El difícil equilibrio
A todos nos da seguridad tener referencias: el país en el que habitamos, las lenguas que hablamos, la familia a la que pertenecemos... Nos identificamos con esas raíces. En Galicia, nuestras referencias colectivas más importantes son una lengua con la que nos entendemos casi todos y un territorio que nos alberga. Claro que, en una sociedad plural, las identidades se expresan con diferente énfasis: el nacionalismo tiende a sacralizarlas, el galleguismo no ha actualizado su corpus teórico y no sabe cómo moverse entre ellas, y el regionalismo se queda en lo folklórico, en "la gallegada". Pero todos estamos de acuerdo en que es necesario compartirlas socialmente y, al mismo tiempo, arriesgarse a mezclar unas con las otras, sean europeas o mundiales, porque son modulares y deben articularse entre sí en un encaje a veces arduo: soy compostelano del casco viejo, gallego, español y europeo, según las coordenadas en las que me mueva en cada momento. Sólo que en este mundo complejo, abierto, hay identidades poderosas y frágiles, y se puede tener la tentación, invocando un falso cosmopolitismo, de esquivar o infravalorar las peculiaridades del nosotros.
Lengua y territorio demandan de quienes se sitúan en los extremos un esfuerzo de aproximación
El gallego, en el ámbito urbano, se está consolidando como lengua ritual, se usa en los hemiciclos y despachos y luego se abandona en la esfera privada, mientras que en el mundo rururbano y rural sucede justo al revés, el ritual es el castellano.

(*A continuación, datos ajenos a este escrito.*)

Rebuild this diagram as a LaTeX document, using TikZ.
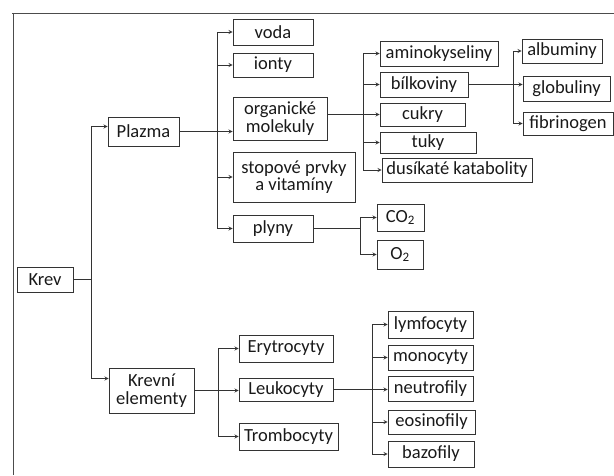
\documentclass[tikz,border=0pt]{standalone}
\usepackage{fontspec}
\setmainfont{Carlito}
\usepackage{tikz}
\usepgflibrary{arrows}
\usetikzlibrary{calc}

\begin{document}
\begin{tikzpicture}[x=1pt, y=-1pt, >=stealth,
  box/.style={draw=black!80, line width=.9pt, inner sep=1pt, align=center, text=black!90,
    font=\fontsize{18.5}{19.5}\selectfont},
  link/.style={draw=black!80, line width=.8pt}]
\useasboundingbox (0,0) rectangle (614,475);
% frame of the page
\draw[black!70, line width=1pt] (12,13) -- (614,13);
\draw[black!70, line width=1pt] (13,13) -- (13,475);

\node[box, minimum width=56, minimum height=25] (krev) at (45,279.5) {Krev};
\node[box, minimum width=71, minimum height=29] (plazma) at (143.5,131.5) {Plazma};
\node[box, minimum width=85, minimum height=45] (krevel) at (151.5,390.5) {Krevní\\[-2pt] elementy};
%plasma
\node[box, minimum width=80, minimum height=26] (voda) at (273,32) {voda};
\node[box, minimum width=80, minimum height=24] (ionty) at (273,65) {ionty};
\node[box, minimum width=94, minimum height=43] (organic) at (280,118.5) {organické\\[-2pt] molekuly};
\node[box, minimum width=122, minimum height=50] (stopove) at (294,177) {stopové prvky\\[-2pt] a vitamíny};
\node[box, minimum width=80, minimum height=27] (plyny) at (273,228.5) {plyny};
\node[box, minimum width=118, minimum height=25] (amino) at (439,53.5) {aminokyseliny};
\node[box, minimum width=88, minimum height=25] (bilk) at (424,84.5) {bílkoviny};
\node[box, minimum width=85, minimum height=23] (cukry) at (422.5,114.5) {cukry};
\node[box, minimum width=96, minimum height=21] (tuky) at (428,142.5) {tuky};
\node[box, minimum width=150, minimum height=24] (katab) at (457,170) {dusíkaté katabolity};
\node[box, minimum width=80, minimum height=24] (album) at (562,51) {albuminy};
\node[box, minimum width=87, minimum height=25] (glob) at (566.5,88.5) {globuliny};
\node[box, minimum width=90, minimum height=23] (fibr) at (568,123.5) {fibrinogen};
\node[box, minimum width=47, minimum height=27] (co2) at (400.5,217.5) {CO\textsubscript{2}};
\node[box, minimum width=46, minimum height=29] (o2) at (400,254.5) {O\textsubscript{2}};
%elements
\node[box, minimum width=94, minimum height=27] (eryt) at (286,348.5) {Erytrocyty};
\node[box, minimum width=94, minimum height=23] (leuko) at (286,389.5) {Leukocyty};
\node[box, minimum width=99, minimum height=27] (tromb) at (288.5,436.5) {Trombocyty};
\node[box, minimum width=85, minimum height=27] (lymf) at (430.5,324.5) {lymfocyty};
\node[box, minimum width=85, minimum height=25] (mono) at (430.5,357.5) {monocyty};
\node[box, minimum width=85, minimum height=25] (neutr) at (430.5,388.5) {neutrofily};
\node[box, minimum width=87, minimum height=24] (eosin) at (431.5,422) {eosinofily};
\node[box, minimum width=86, minimum height=26] (bazo) at (431,454) {bazofily};

\coordinate (kS) at (91,0);
\coordinate (pS) at (217,0);
\coordinate (oS) at (363,0);
\coordinate (bS) at (513,0);
\coordinate (gS) at (360,0);
\coordinate (eS) at (218,0);
\coordinate (lS) at (372,0);

\draw[link] (krev.east) -- (kS |- krev.east);
\draw[link] ($(kS |- plazma.west)+(0,-5)$) -- ($(kS |- krevel.west)+(0,-12)$);
\draw[link,->] ($(kS |- plazma.west)+(0,-5)$) -- ($(plazma.west)+(0,-5)$);
\draw[link,->] ($(kS |- krevel.west)+(0,-12)$) -- ($(krevel.west)+(0,-12)$);

\draw[link,->] (plazma.east) -- (plazma.east -| organic.west);
\draw[link] (pS |- voda.west) -- (pS |- plyny.west);
\foreach \n in {voda,ionty,stopove,plyny}
  \draw[link,->] (pS |- \n.west) -- (\n.west);

\draw[link,->] (organic.east |- cukry.west) -- (cukry.west);
\draw[link] (oS |- amino.west) -- (oS |- katab.west);
\foreach \n in {amino,bilk,tuky,katab}
  \draw[link,->] (oS |- \n.west) -- (\n.west);

\draw[link,->] (bilk.east) -- (bilk.east -| glob.west);
\draw[link] (bS |- album.west) -- (bS |- fibr.west);
\foreach \n in {album,fibr}
  \draw[link,->] (bS |- \n.west) -- (\n.west);

\draw[link] (plyny.east) -- (gS |- plyny.east);
\draw[link] (gS |- co2.west) -- (gS |- o2.west);
\foreach \n in {co2,o2}
  \draw[link,->] (gS |- \n.west) -- (\n.west);

\draw[link,->] (krevel.east) -- (krevel.east -| leuko.west);
\draw[link] (eS |- eryt.west) -- (eS |- tromb.west);
\foreach \n in {eryt,tromb}
  \draw[link,->] (eS |- \n.west) -- (\n.west);

\draw[link,->] (leuko.east) -- (leuko.east -| neutr.west);
\draw[link] (lS |- lymf.west) -- (lS |- bazo.west);
\foreach \n in {lymf,mono,eosin,bazo}
  \draw[link,->] (lS |- \n.west) -- (\n.west);
\end{tikzpicture}
\end{document}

Por su parte, el territorio, ese concepto con el que tan a menudo nos llenamos la boca, ha estado sometido a desconsideraciones de todo tipo desde la ignorancia y el desconocimiento de sus características y valores geográficos.
Pues bien, abordar el binomio lengua y territorio para fortalecer los dos pilares de nuestra esencia exige a las fuerzas políticas y al tejido social buscar un denominador común que es necesario elaborar y aplicar todos los días, con finura.
En primer lugar, en lo político, pues es sabido que los partidos suelen ponerse de acuerdo en los grandes documentos, aunque luego su aplicación sea otra cosa. Pongo como ejemplo la ley de normalización lingüística o las directrices de ordenación del territorio, que se anuncian ahora con un consenso superior al 90%. Por cierto, la palabra más repetida en este documento, la que más se proclama a la hora de presentar, descifrar, planificar la Galicia del futuro, es identidad. Ya no la del país, sino la personalidad territorial de cada comarca, cada una con su sabor, con un perfil paisajístico especial.
En segundo lugar, en lo social. Sigue habiendo en el ámbito urbano una especie de vergüenza lingüística, como si hablar en gallego distanciase de las clases sociales en las que se aspira a escalar. El proceso de urbanización conlleva el abandono del uso de una lengua que, por otro lado, fonéticamente nos está denunciando cada vez que abrimos la boca. En materia territorial ya podemos implantar normativas y planes, leyes y decretos en torno al uso del suelo y al paisaje que, si no hay un convencimiento social, no irán adelante.
En tercer lugar en lo cultural. A despecho de Steiner, ¿no es el idioma gallego un importante vehículo de cultura? ¿Por qué hacer de él, de su uso y su enseñanza un problema, siendo tan fácil y comprensible en el ámbito de las lenguas románicas? ¿Quién está dispuesto a asumir, por un papanatismo globalizante, que en esta generación y por desidia, el gallego como lengua y como cultura se devalúe o incluso desaparezca? Y en relación con el territorio, ¿acaso no es necesaria una visión cultural y geográfica previa para acometer de cualquier intervención?
En cuarto lugar en lo económico. El interés económico del territorio es incuestionable, pero buscar el equilibrio entre su conservación y su transformación siempre será complejo. No puede estar sometido solo al interés inmobiliario, de explotación de recursos marinos o geológicos, ni, por el contrario a una intocabilidad paralizante. En lo que atañe a la lengua, en una humanidad cada vez más anglófona, hispanófona y, en los puestos de cabeza, lusófona, no cabe ignorar los potenciales beneficios de conocer una lengua que nos aproxima a otra de las más importantes de este planeta global.
Lengua y territorio demandan de quienes se sitúan en los extremos del entusiasmo o el escepticismo un esfuerzo de aproximación. Conseguir el equilibrio es ineludible para evitar la confrontación.